What is asked:
Your task is to repeat the lines below exactly, excluding any pictures they contain.

########

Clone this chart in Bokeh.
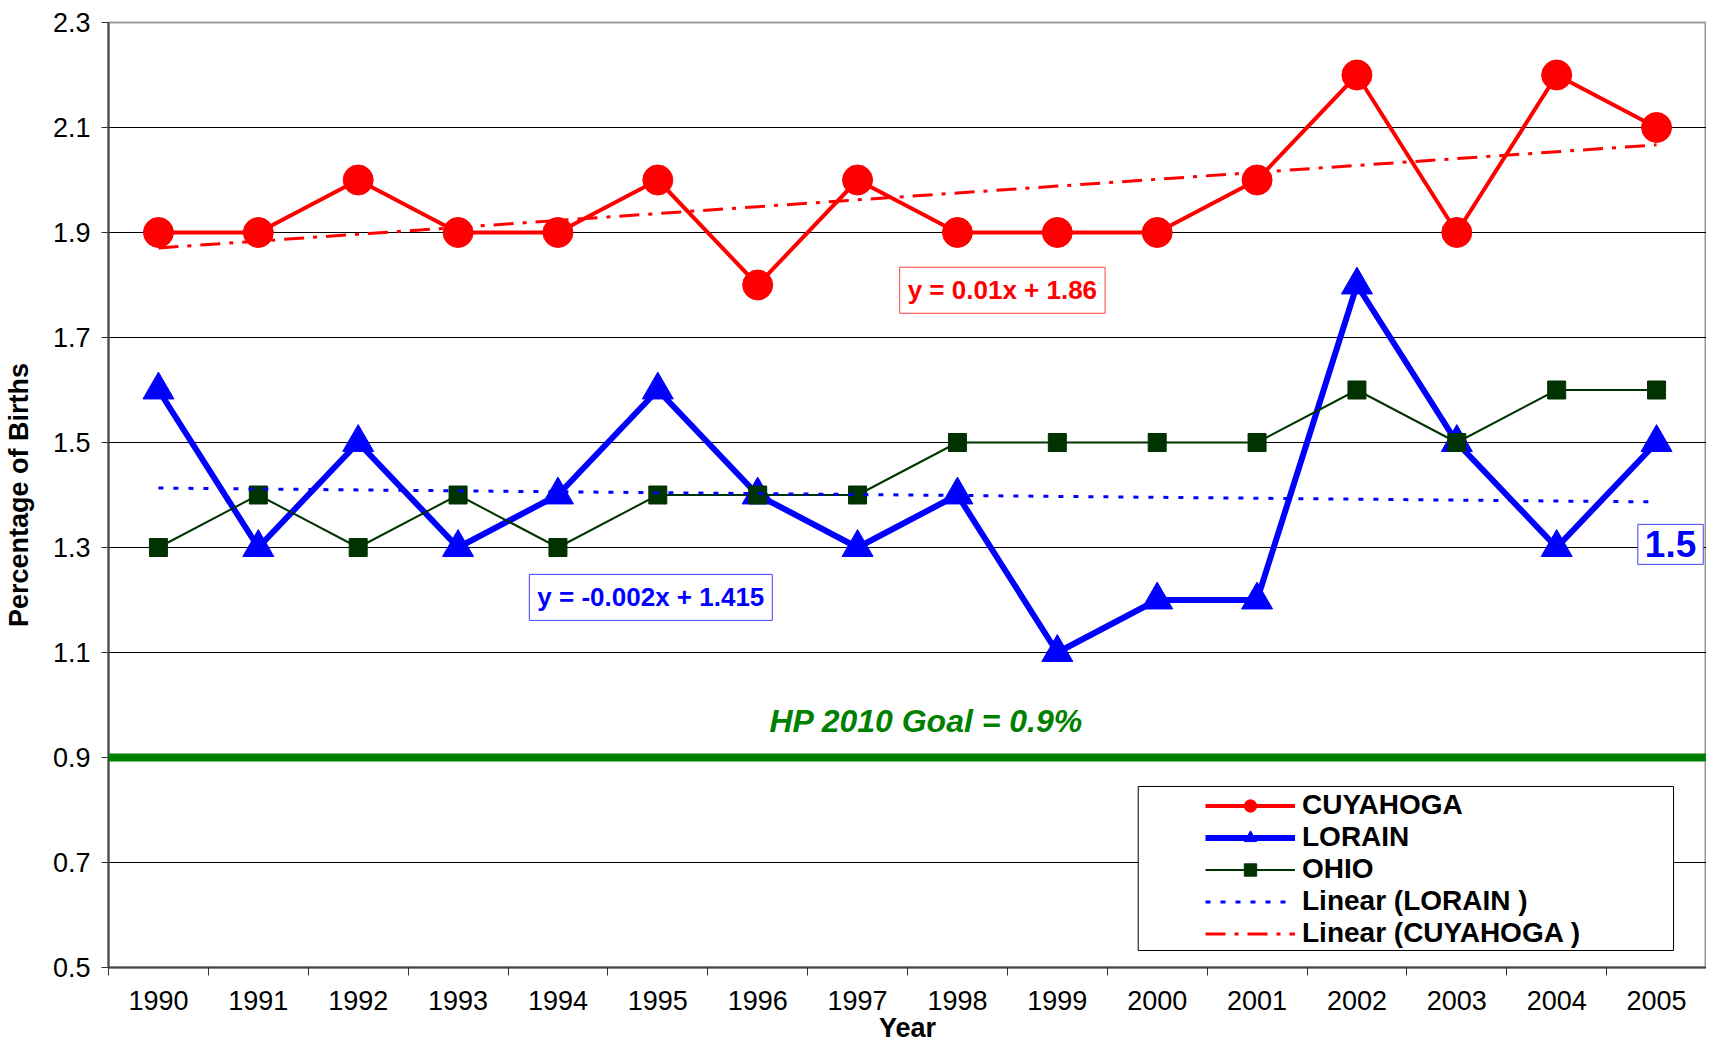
import numpy as np
from bokeh.plotting import figure
from bokeh.models import (Range1d, FixedTicker, Span, Label, Legend, LegendItem,
                          BoxAnnotation, ColumnDataSource)
from bokeh.embed import file_html
from bokeh.resources import INLINE

# ---------------- data ----------------
years = [1990, 1991, 1992, 1993, 1994, 1995, 1996, 1997,
         1998, 1999, 2000, 2001, 2002, 2003, 2004, 2005]
year_labels = ["1990", "1991", "1992", "1993", "1994", "1995", "1996", "1997",
               "1998", "1999", "2000", "2001", "2002", "2003", "2004", "2005"]
cuyahoga = [1.9, 1.9, 2.0, 1.9, 1.9, 2.0, 1.8, 2.0, 1.9, 1.9, 1.9, 2.0, 2.2, 1.9, 2.2, 2.1]
lorain = [1.6, 1.3, 1.5, 1.3, 1.4, 1.6, 1.4, 1.3, 1.4, 1.1, 1.2, 1.2, 1.8, 1.5, 1.3, 1.5]
ohio = [1.3, 1.4, 1.3, 1.4, 1.3, 1.4, 1.4, 1.4, 1.5, 1.5, 1.5, 1.5, 1.6, 1.5, 1.6, 1.6]
y_ticks = [0.5, 0.7, 0.9, 1.1, 1.3, 1.5, 1.7, 1.9, 2.1, 2.3]
y_tick_labels = ["0.5", "0.7", "0.9", "1.1", "1.3", "1.5", "1.7", "1.9", "2.1", "2.3"]
hp_goal = 0.9
last_lorain_label = "1.5"

FONT = "Liberation Sans"
RED = "#FF0000"
BLUE = "#0000FF"
DKGREEN = "#003300"
GREEN = "#008000"

# linear trend lines (least squares over series index 1..16, as in Excel)
idx = np.arange(1, len(years) + 1)
cuy_fit = np.polyfit(idx, cuyahoga, 1)
lor_fit = np.polyfit(idx, lorain, 1)
cuy_trend = np.polyval(cuy_fit, idx)
lor_trend = np.polyval(lor_fit, idx)

src = ColumnDataSource(dict(year=years, cuy=cuyahoga, lor=lorain, ohio=ohio,
                            cuy_t=cuy_trend, lor_t=lor_trend))

p = figure(width=1706, height=1046, output_backend="svg", toolbar_location=None,
           x_range=Range1d(years[0] - 0.5, years[-1] + 0.5),
           y_range=Range1d(y_ticks[0], y_ticks[-1]),
           min_border_left=108, min_border_right=0, min_border_top=22,
           min_border_bottom=79)
p.background_fill_color = "white"
p.border_fill_color = "white"
p.outline_line_color = "#9a9a9a"
p.outline_line_width = 2

# grid
p.xgrid.grid_line_color = None
p.ygrid.grid_line_color = "black"
p.ygrid.grid_line_width = 1

# x axis: labels at category centres, tick marks at category boundaries
boundaries = [y - 0.5 for y in years] + [years[-1] + 0.5]
p.xaxis.ticker = FixedTicker(ticks=years, minor_ticks=boundaries)
p.xaxis.major_label_overrides = {y: l for y, l in zip(years, year_labels)}
p.xaxis.major_tick_out = 8
p.xaxis.major_tick_in = 0
p.xaxis.major_tick_line_color = None
p.xaxis.minor_tick_out = 8
p.xaxis.minor_tick_in = 0
p.xaxis.minor_tick_line_color = "#333333"
p.xaxis.axis_line_color = "#444444"
p.xaxis.axis_line_width = 2
p.xaxis.major_label_standoff = 15
p.xaxis.major_label_text_font = FONT
p.xaxis.major_label_text_font_size = "27px"
p.xaxis.major_label_text_color = "black"
p.xaxis.axis_label = "Year"
p.xaxis.axis_label_text_font = FONT
p.xaxis.axis_label_text_font_size = "27px"
p.xaxis.axis_label_text_font_style = "bold"
p.xaxis.axis_label_text_color = "black"
p.xaxis.axis_label_standoff = 0

# y axis
p.yaxis.ticker = FixedTicker(ticks=y_ticks)
p.yaxis.major_label_overrides = {t: l for t, l in zip(y_ticks, y_tick_labels)}
p.yaxis.major_tick_out = 7
p.yaxis.major_tick_in = 0
p.yaxis.major_tick_line_color = "#333333"
p.yaxis.minor_tick_line_color = None
p.yaxis.axis_line_color = "#444444"
p.yaxis.axis_line_width = 2
p.yaxis.major_label_standoff = 11
p.yaxis.major_label_text_font = FONT
p.yaxis.major_label_text_font_size = "27px"
p.yaxis.major_label_text_color = "black"
p.yaxis.axis_label = "Percentage of Births"
p.yaxis.axis_label_text_font = FONT
p.yaxis.axis_label_text_font_size = "27px"
p.yaxis.axis_label_text_font_style = "bold"
p.yaxis.axis_label_text_color = "black"
p.yaxis.axis_label_standoff = 16

# HP 2010 goal line
p.add_layout(Span(location=hp_goal, dimension="width", line_color=GREEN,
                  line_width=8, line_cap="round"))

# series
lor_line = p.line("year", "lor", source=src, line_color=BLUE, line_width=6,
                  line_join="round")
lor_pts = p.scatter("year", "lor", source=src, marker="triangle", size=31,
                    fill_color=BLUE, line_color=BLUE)
ohio_line = p.line("year", "ohio", source=src, line_color=DKGREEN, line_width=2)
ohio_pts = p.scatter("year", "ohio", source=src, marker="square", size=18,
                     fill_color=DKGREEN, line_color=DKGREEN)
cuy_line = p.line("year", "cuy", source=src, line_color=RED, line_width=4)
cuy_pts = p.scatter("year", "cuy", source=src, marker="circle", size=30,
                    fill_color=RED, line_color=RED)
lor_tr = p.line("year", "lor_t", source=src, line_color=BLUE, line_width=3,
                line_dash="5 10")
cuy_tr = p.line("year", "cuy_t", source=src, line_color=RED, line_width=3,
                line_dash="20 9 4 9")

# equation / value labels
p.add_layout(Label(x=1998.45, y=1.79, text="y = 0.01x + 1.86",
                   text_align="center", text_baseline="middle",
                   text_color=RED, text_font=FONT, text_font_style="bold",
                   text_font_size="26px", border_line_color="#FF4040",
                   border_line_width=1, background_fill_color="white",
                   padding=8))
p.add_layout(Label(x=1994.93, y=1.205, text="y = -0.002x + 1.415",
                   text_align="center", text_baseline="middle",
                   text_color=BLUE, text_font=FONT, text_font_style="bold",
                   text_font_size="26px", border_line_color="#4040FF",
                   border_line_width=1, background_fill_color="white",
                   padding=8))
p.add_layout(Label(x=2005.14, y=1.306, text=last_lorain_label,
                   text_align="center", text_baseline="middle",
                   text_color=BLUE, text_font=FONT, text_font_style="bold",
                   text_font_size="37px", border_line_color="#4040FF",
                   border_line_width=1, background_fill_color="white",
                   padding=7))
p.add_layout(Label(x=1997.69, y=0.97, text="HP 2010 Goal = 0.9%",
                   text_align="center", text_baseline="middle",
                   text_color=GREEN, text_font=FONT,
                   text_font_style="bold italic", text_font_size="32px"))

# legend frame + legend
p.add_layout(BoxAnnotation(left=1999.81, right=2005.17, bottom=0.5324, top=0.8448,
                           fill_color="white", fill_alpha=1.0,
                           line_color="black", line_width=1, line_alpha=1.0))
legend = Legend(items=[
    LegendItem(label="CUYAHOGA", renderers=[cuy_line, cuy_pts]),
    LegendItem(label="LORAIN", renderers=[lor_line, lor_pts]),
    LegendItem(label="OHIO", renderers=[ohio_line, ohio_pts]),
    LegendItem(label="Linear (LORAIN )", renderers=[lor_tr]),
    LegendItem(label="Linear (CUYAHOGA )", renderers=[cuy_tr]),
], location=(1097, 18), padding=5, margin=0, spacing=0,
    glyph_width=90, glyph_height=31, label_height=31, label_standoff=7,
    label_text_font=FONT, label_text_font_style="bold",
    label_text_font_size="28px", label_text_color="black",
    border_line_color=None, background_fill_alpha=0.0)
p.add_layout(legend)

open("out.html", "w").write(file_html(p, INLINE))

########

Task response:
Clone this chart in Bokeh.
import numpy as np
from bokeh.plotting import figure
from bokeh.models import (Range1d, FixedTicker, Span, Label, Legend, LegendItem,
                          BoxAnnotation, ColumnDataSource)
from bokeh.embed import file_html
from bokeh.resources import INLINE

# ---------------- data ----------------
years = [1990, 1991, 1992, 1993, 1994, 1995, 1996, 1997,
         1998, 1999, 2000, 2001, 2002, 2003, 2004, 2005]
year_labels = ["1990", "1991", "1992", "1993", "1994", "1995", "1996", "1997",
               "1998", "1999", "2000", "2001", "2002", "2003", "2004", "2005"]
cuyahoga = [1.9, 1.9, 2.0, 1.9, 1.9, 2.0, 1.8, 2.0, 1.9, 1.9, 1.9, 2.0, 2.2, 1.9, 2.2, 2.1]
lorain = [1.6, 1.3, 1.5, 1.3, 1.4, 1.6, 1.4, 1.3, 1.4, 1.1, 1.2, 1.2, 1.8, 1.5, 1.3, 1.5]
ohio = [1.3, 1.4, 1.3, 1.4, 1.3, 1.4, 1.4, 1.4, 1.5, 1.5, 1.5, 1.5, 1.6, 1.5, 1.6, 1.6]
y_ticks = [0.5, 0.7, 0.9, 1.1, 1.3, 1.5, 1.7, 1.9, 2.1, 2.3]
y_tick_labels = ["0.5", "0.7", "0.9", "1.1", "1.3", "1.5", "1.7", "1.9", "2.1", "2.3"]
hp_goal = 0.9
last_lorain_label = "1.5"

FONT = "Liberation Sans"
RED = "#FF0000"
BLUE = "#0000FF"
DKGREEN = "#003300"
GREEN = "#008000"

# linear trend lines (least squares over series index 1..16, as in Excel)
idx = np.arange(1, len(years) + 1)
cuy_fit = np.polyfit(idx, cuyahoga, 1)
lor_fit = np.polyfit(idx, lorain, 1)
cuy_trend = np.polyval(cuy_fit, idx)
lor_trend = np.polyval(lor_fit, idx)

src = ColumnDataSource(dict(year=years, cuy=cuyahoga, lor=lorain, ohio=ohio,
                            cuy_t=cuy_trend, lor_t=lor_trend))

p = figure(width=1706, height=1046, output_backend="svg", toolbar_location=None,
           x_range=Range1d(years[0] - 0.5, years[-1] + 0.5),
           y_range=Range1d(y_ticks[0], y_ticks[-1]),
           min_border_left=108, min_border_right=0, min_border_top=22,
           min_border_bottom=79)
p.background_fill_color = "white"
p.border_fill_color = "white"
p.outline_line_color = "#9a9a9a"
p.outline_line_width = 2

# grid
p.xgrid.grid_line_color = None
p.ygrid.grid_line_color = "black"
p.ygrid.grid_line_width = 1

# x axis: labels at category centres, tick marks at category boundaries
boundaries = [y - 0.5 for y in years] + [years[-1] + 0.5]
p.xaxis.ticker = FixedTicker(ticks=years, minor_ticks=boundaries)
p.xaxis.major_label_overrides = {y: l for y, l in zip(years, year_labels)}
p.xaxis.major_tick_out = 8
p.xaxis.major_tick_in = 0
p.xaxis.major_tick_line_color = None
p.xaxis.minor_tick_out = 8
p.xaxis.minor_tick_in = 0
p.xaxis.minor_tick_line_color = "#333333"
p.xaxis.axis_line_color = "#444444"
p.xaxis.axis_line_width = 2
p.xaxis.major_label_standoff = 15
p.xaxis.major_label_text_font = FONT
p.xaxis.major_label_text_font_size = "27px"
p.xaxis.major_label_text_color = "black"
p.xaxis.axis_label = "Year"
p.xaxis.axis_label_text_font = FONT
p.xaxis.axis_label_text_font_size = "27px"
p.xaxis.axis_label_text_font_style = "bold"
p.xaxis.axis_label_text_color = "black"
p.xaxis.axis_label_standoff = 0

# y axis
p.yaxis.ticker = FixedTicker(ticks=y_ticks)
p.yaxis.major_label_overrides = {t: l for t, l in zip(y_ticks, y_tick_labels)}
p.yaxis.major_tick_out = 7
p.yaxis.major_tick_in = 0
p.yaxis.major_tick_line_color = "#333333"
p.yaxis.minor_tick_line_color = None
p.yaxis.axis_line_color = "#444444"
p.yaxis.axis_line_width = 2
p.yaxis.major_label_standoff = 11
p.yaxis.major_label_text_font = FONT
p.yaxis.major_label_text_font_size = "27px"
p.yaxis.major_label_text_color = "black"
p.yaxis.axis_label = "Percentage of Births"
p.yaxis.axis_label_text_font = FONT
p.yaxis.axis_label_text_font_size = "27px"
p.yaxis.axis_label_text_font_style = "bold"
p.yaxis.axis_label_text_color = "black"
p.yaxis.axis_label_standoff = 16

# HP 2010 goal line
p.add_layout(Span(location=hp_goal, dimension="width", line_color=GREEN,
                  line_width=8, line_cap="round"))

# series
lor_line = p.line("year", "lor", source=src, line_color=BLUE, line_width=6,
                  line_join="round")
lor_pts = p.scatter("year", "lor", source=src, marker="triangle", size=31,
                    fill_color=BLUE, line_color=BLUE)
ohio_line = p.line("year", "ohio", source=src, line_color=DKGREEN, line_width=2)
ohio_pts = p.scatter("year", "ohio", source=src, marker="square", size=18,
                     fill_color=DKGREEN, line_color=DKGREEN)
cuy_line = p.line("year", "cuy", source=src, line_color=RED, line_width=4)
cuy_pts = p.scatter("year", "cuy", source=src, marker="circle", size=30,
                    fill_color=RED, line_color=RED)
lor_tr = p.line("year", "lor_t", source=src, line_color=BLUE, line_width=3,
                line_dash="5 10")
cuy_tr = p.line("year", "cuy_t", source=src, line_color=RED, line_width=3,
                line_dash="20 9 4 9")

# equation / value labels
p.add_layout(Label(x=1998.45, y=1.79, text="y = 0.01x + 1.86",
                   text_align="center", text_baseline="middle",
                   text_color=RED, text_font=FONT, text_font_style="bold",
                   text_font_size="26px", border_line_color="#FF4040",
                   border_line_width=1, background_fill_color="white",
                   padding=8))
p.add_layout(Label(x=1994.93, y=1.205, text="y = -0.002x + 1.415",
                   text_align="center", text_baseline="middle",
                   text_color=BLUE, text_font=FONT, text_font_style="bold",
                   text_font_size="26px", border_line_color="#4040FF",
                   border_line_width=1, background_fill_color="white",
                   padding=8))
p.add_layout(Label(x=2005.14, y=1.306, text=last_lorain_label,
                   text_align="center", text_baseline="middle",
                   text_color=BLUE, text_font=FONT, text_font_style="bold",
                   text_font_size="37px", border_line_color="#4040FF",
                   border_line_width=1, background_fill_color="white",
                   padding=7))
p.add_layout(Label(x=1997.69, y=0.97, text="HP 2010 Goal = 0.9%",
                   text_align="center", text_baseline="middle",
                   text_color=GREEN, text_font=FONT,
                   text_font_style="bold italic", text_font_size="32px"))

# legend frame + legend
p.add_layout(BoxAnnotation(left=1999.81, right=2005.17, bottom=0.5324, top=0.8448,
                           fill_color="white", fill_alpha=1.0,
                           line_color="black", line_width=1, line_alpha=1.0))
legend = Legend(items=[
    LegendItem(label="CUYAHOGA", renderers=[cuy_line, cuy_pts]),
    LegendItem(label="LORAIN", renderers=[lor_line, lor_pts]),
    LegendItem(label="OHIO", renderers=[ohio_line, ohio_pts]),
    LegendItem(label="Linear (LORAIN )", renderers=[lor_tr]),
    LegendItem(label="Linear (CUYAHOGA )", renderers=[cuy_tr]),
], location=(1097, 18), padding=5, margin=0, spacing=0,
    glyph_width=90, glyph_height=31, label_height=31, label_standoff=7,
    label_text_font=FONT, label_text_font_style="bold",
    label_text_font_size="28px", label_text_color="black",
    border_line_color=None, background_fill_alpha=0.0)
p.add_layout(legend)

open("out.html", "w").write(file_html(p, INLINE))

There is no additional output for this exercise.